--- START Dataset content ---

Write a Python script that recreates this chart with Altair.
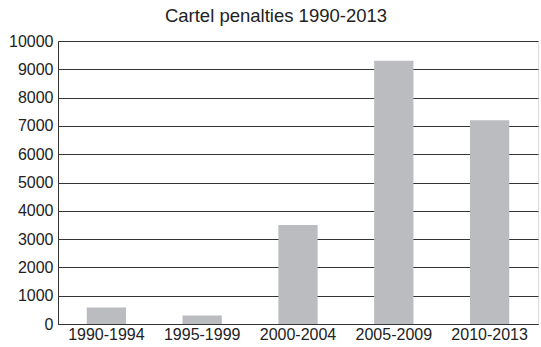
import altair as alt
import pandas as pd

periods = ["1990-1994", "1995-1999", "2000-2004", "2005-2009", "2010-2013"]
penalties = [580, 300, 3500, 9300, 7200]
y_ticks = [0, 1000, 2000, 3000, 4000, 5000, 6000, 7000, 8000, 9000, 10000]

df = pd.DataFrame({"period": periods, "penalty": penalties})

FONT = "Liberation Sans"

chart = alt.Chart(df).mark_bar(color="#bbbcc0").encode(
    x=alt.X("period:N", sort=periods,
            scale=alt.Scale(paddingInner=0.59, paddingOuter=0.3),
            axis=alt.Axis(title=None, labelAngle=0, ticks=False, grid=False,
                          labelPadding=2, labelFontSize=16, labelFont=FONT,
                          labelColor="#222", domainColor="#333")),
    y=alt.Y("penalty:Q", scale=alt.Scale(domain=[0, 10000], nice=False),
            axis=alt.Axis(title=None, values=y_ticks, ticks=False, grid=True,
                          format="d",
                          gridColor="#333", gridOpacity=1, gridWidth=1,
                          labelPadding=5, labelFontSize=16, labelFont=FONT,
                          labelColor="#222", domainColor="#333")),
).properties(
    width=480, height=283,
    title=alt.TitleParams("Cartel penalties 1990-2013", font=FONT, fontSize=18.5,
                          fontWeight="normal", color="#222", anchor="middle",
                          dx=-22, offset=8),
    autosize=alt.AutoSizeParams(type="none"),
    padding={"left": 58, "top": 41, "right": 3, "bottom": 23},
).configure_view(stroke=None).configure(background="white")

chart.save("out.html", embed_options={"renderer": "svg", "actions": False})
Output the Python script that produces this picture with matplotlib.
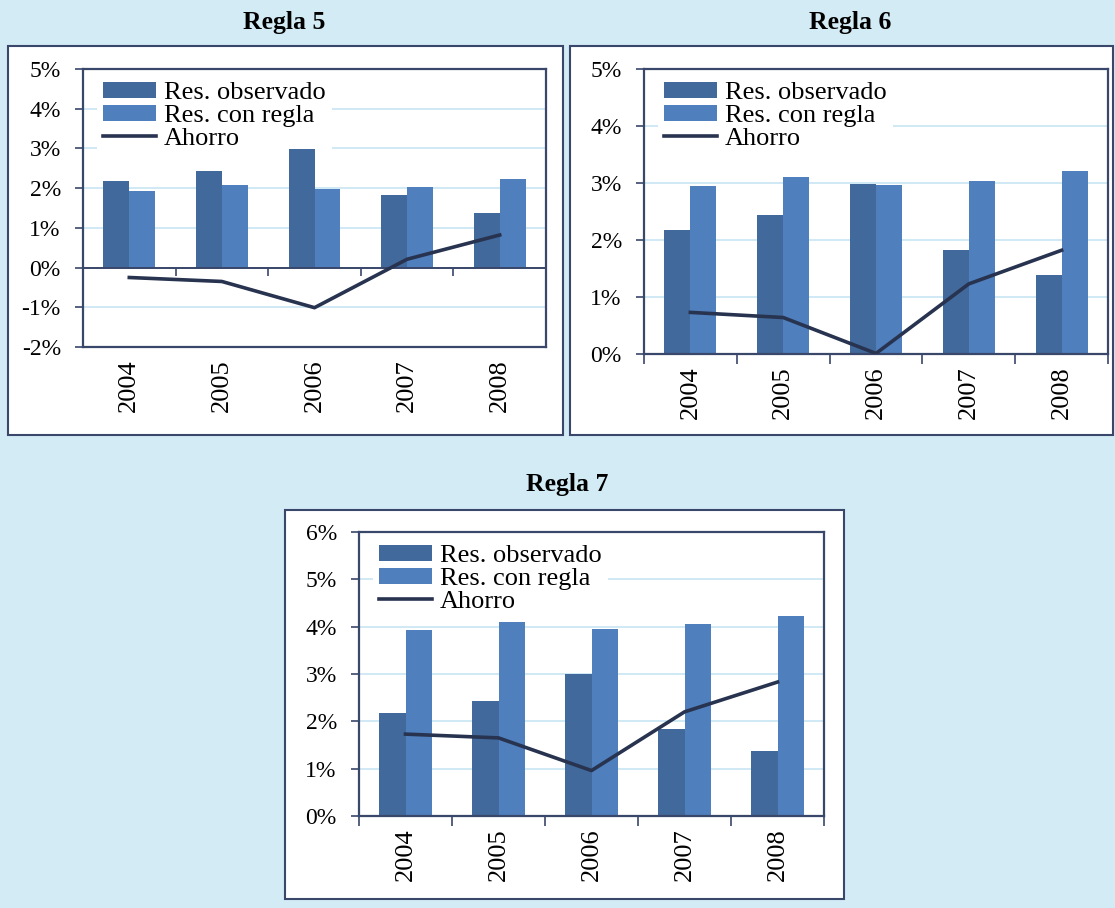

--- END Dataset content ---

#### Work to do:
The records shown above are to be repeated exactly, with the pictures left out.

#### Written response:
Write a Python script that recreates this chart with Altair.
import altair as alt
import pandas as pd

periods = ["1990-1994", "1995-1999", "2000-2004", "2005-2009", "2010-2013"]
penalties = [580, 300, 3500, 9300, 7200]
y_ticks = [0, 1000, 2000, 3000, 4000, 5000, 6000, 7000, 8000, 9000, 10000]

df = pd.DataFrame({"period": periods, "penalty": penalties})

FONT = "Liberation Sans"

chart = alt.Chart(df).mark_bar(color="#bbbcc0").encode(
    x=alt.X("period:N", sort=periods,
            scale=alt.Scale(paddingInner=0.59, paddingOuter=0.3),
            axis=alt.Axis(title=None, labelAngle=0, ticks=False, grid=False,
                          labelPadding=2, labelFontSize=16, labelFont=FONT,
                          labelColor="#222", domainColor="#333")),
    y=alt.Y("penalty:Q", scale=alt.Scale(domain=[0, 10000], nice=False),
            axis=alt.Axis(title=None, values=y_ticks, ticks=False, grid=True,
                          format="d",
                          gridColor="#333", gridOpacity=1, gridWidth=1,
                          labelPadding=5, labelFontSize=16, labelFont=FONT,
                          labelColor="#222", domainColor="#333")),
).properties(
    width=480, height=283,
    title=alt.TitleParams("Cartel penalties 1990-2013", font=FONT, fontSize=18.5,
                          fontWeight="normal", color="#222", anchor="middle",
                          dx=-22, offset=8),
    autosize=alt.AutoSizeParams(type="none"),
    padding={"left": 58, "top": 41, "right": 3, "bottom": 23},
).configure_view(stroke=None).configure(background="white")

chart.save("out.html", embed_options={"renderer": "svg", "actions": False})
Output the Python script that produces this picture with matplotlib.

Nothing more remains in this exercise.